Operational Excellence is a term that is increasingly used in discussions about machines used by our clients. However, the exact context and implications of the OE of the actual equipment is often an undefined requirement. As an integrated part of our equipment solutions, the Selmers Plant Management System (SPMS) can provide this context to plant owners and managers at all levels.
Selmers’ Area Sales Manager Ramon Keizer is quite enthusiastic about this development. ‘SPMS is a platform that we developed years ago because more and more customers started to work in a data-driven way and increasingly want to make decisions based on data,‘ says Ramon. ‘Although that data is, or used to be, primarily focused on minimizing downtime and optimizing forecasting of maintenance, among other things, there is much more that can be done with that data. With SPMS we add a context to the data that is extracted from equipment through, for instance, PLCs. We always discuss the desired context in detail with the customer beforehand. This ranges from quality and pain points to capacity aspects and incident monitoring.’
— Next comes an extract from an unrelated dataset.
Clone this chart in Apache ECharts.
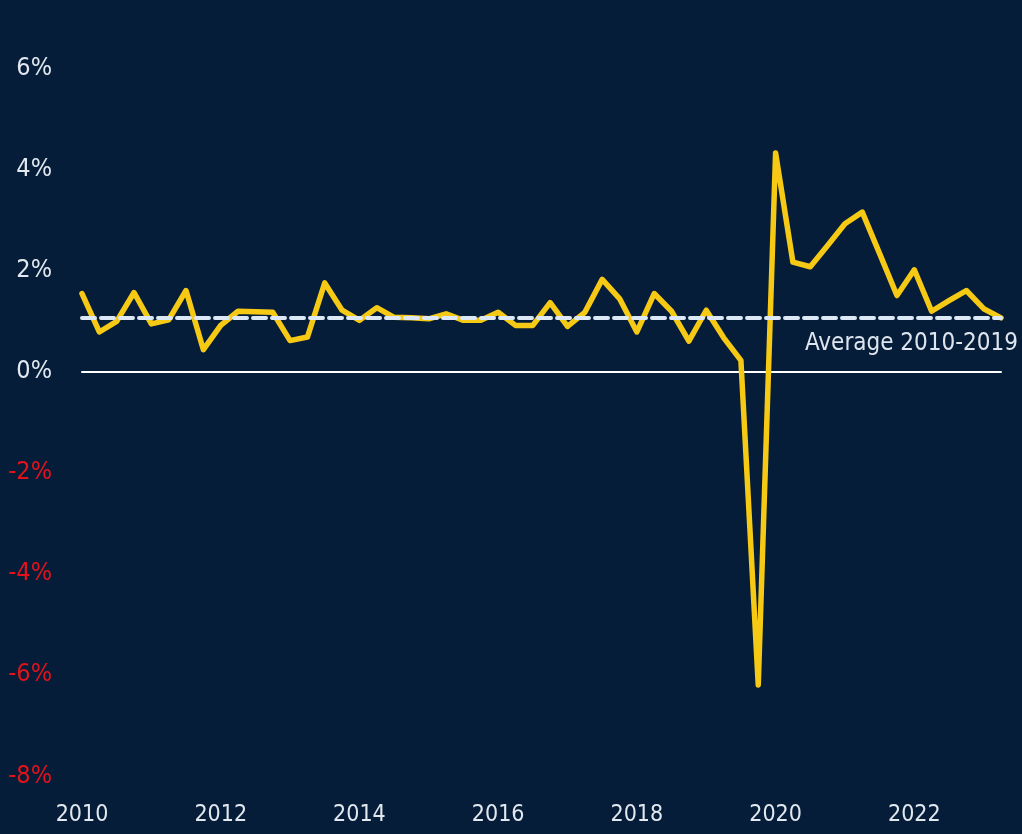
<!DOCTYPE html>
<html>
<head>
<meta charset="utf-8">
<script src="https://cdn.jsdelivr.net/npm/echarts@6/dist/echarts.min.js"></script>
<style>
  html, body { margin: 0; padding: 0; background: #051d38; }
  #chart { width: 1022px; height: 834px; }
</style>
</head>
<body>
<div id="chart"></div>
<script>
// quarterly growth, 2010 Q1 .. 2023 Q2
const years = [2010, 2011, 2012, 2013, 2014, 2015, 2016, 2017, 2018, 2019, 2020, 2021, 2022, 2023]
const quarters = []
years.forEach(y => {
  for (let q = 1; q <= 4; q++) {
    if (y === 2023 && q > 2) break
    quarters.push(y + ' Q' + q)
  }
})

const growth = [
  1.54, 0.78, 0.99, 1.56, 0.94, 1.02, 1.60, 0.43,
  0.91, 1.19, 1.18, 1.17, 0.61, 0.68, 1.75, 1.21,
  1.01, 1.26, 1.07, 1.06, 1.04, 1.14, 1.01, 1.01,
  1.17, 0.91, 0.91, 1.36, 0.89, 1.17, 1.82, 1.44,
  0.78, 1.54, 1.19, 0.60, 1.21, 0.67, 0.22, -6.2,
  4.32, 2.16, 2.07, 2.49, 2.92, 3.15, 2.33, 1.50,
  2.01, 1.19, 1.40, 1.60, 1.24, 1.06
]

const average = 1.07
const averageLabel = 'Average 2010-2019'

const yMin = -8
const yMax = 6
const yStep = 2

const font = '"Liberation Sans Narrow", "DejaVu Sans Condensed", sans-serif'

const chart = echarts.init(document.getElementById('chart'), null, { renderer: 'canvas' })

chart.setOption({
  backgroundColor: '#051d38',
  animation: false,
  grid: { left: 82, right: 21, top: 68, bottom: 58, containLabel: false },
  xAxis: {
    type: 'category',
    data: quarters,
    boundaryGap: false,
    axisLine: { onZero: true, lineStyle: { color: '#ffffff', width: 2 } },
    axisTick: { show: false },
    axisLabel: {
      interval: (i, v) => v.endsWith('Q1') && Number(v.slice(0, 4)) % 2 === 0,
      formatter: v => v.slice(0, 4),
      color: '#e2e8ef',
      fontFamily: font,
      fontSize: 23,
      margin: 28
    },
    splitLine: { show: false }
  },
  yAxis: {
    type: 'value',
    min: yMin,
    max: yMax,
    interval: yStep,
    axisLine: { show: false },
    axisTick: { show: false },
    splitLine: { show: false },
    axisLabel: {
      formatter: v => v + '%',
      color: v => (Number(v) < 0 ? '#e3121b' : '#e2e8ef'),
      fontFamily: font,
      fontSize: 25,
      margin: 30
    }
  },
  series: [
    {
      type: 'line',
      data: growth,
      symbol: 'none',
      z: 3,
      lineStyle: { color: '#f6c915', width: 5.5, join: 'round', cap: 'round' },
      markLine: {
        silent: true,
        symbol: 'none',
        z: 4,
        lineStyle: {
          color: '#dce8f5',
          width: 4,
          type: [13, 6],
          cap: 'round'
        },
        label: {
          show: true,
          position: 'insideEndBottom',
          formatter: averageLabel,
          color: '#dfe5ee',
          fontFamily: font,
          fontSize: 24,
          distance: [-17, 14]
        },
        data: [{ yAxis: average }]
      }
    }
  ]
})
</script>
</body>
</html>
‘You can think of things like processing time of a product per station in the production process, the position(s) of the product and the transport time from one station to the next. But also the relevant key process data collections as well as environmental data such as ambient temperature and humidity and incidents that have occurred can be very useful.’ By placing sensors at critical points in a production line, even more relevant data can be collected and data trending can be analyzed. In fact, with SPMS we follow each product during its journey from raw material to finished product and delivery. Of course, the automated recording of data is not only much more accurate and efficient than manual counting lists, but ultimately creates a logbook, or “digital thread”.
Patterns and trends
‘Additional scanning of individual products and providing them with a QR code allows for individual logistics and processing, thus creating a digital thread. By comparing historical data with planned/similar scheduled projects, certain trends or patterns can be brought to the attention of our clients which allows for early allocation by the project teams. For example, if you can estimate the time of maintenance more accurately, you may combine that downtime with other work on the line. As a result, you’ll have less frequent downtime.’
‘At the same time, all this data also exposes our own performance related to the equipment we have supplied. Provided we get permission from customers, we can use their enriched data to optimize our own performance as well. In some cases, for example when it turns out that the power consumption is too high or too much air is extracted, a different setting can be more appropriate for a particular customer situation. Finally, it is also possible to set an alarm or threshold when a certain parameter drops below the KPI value or threatens to do so.’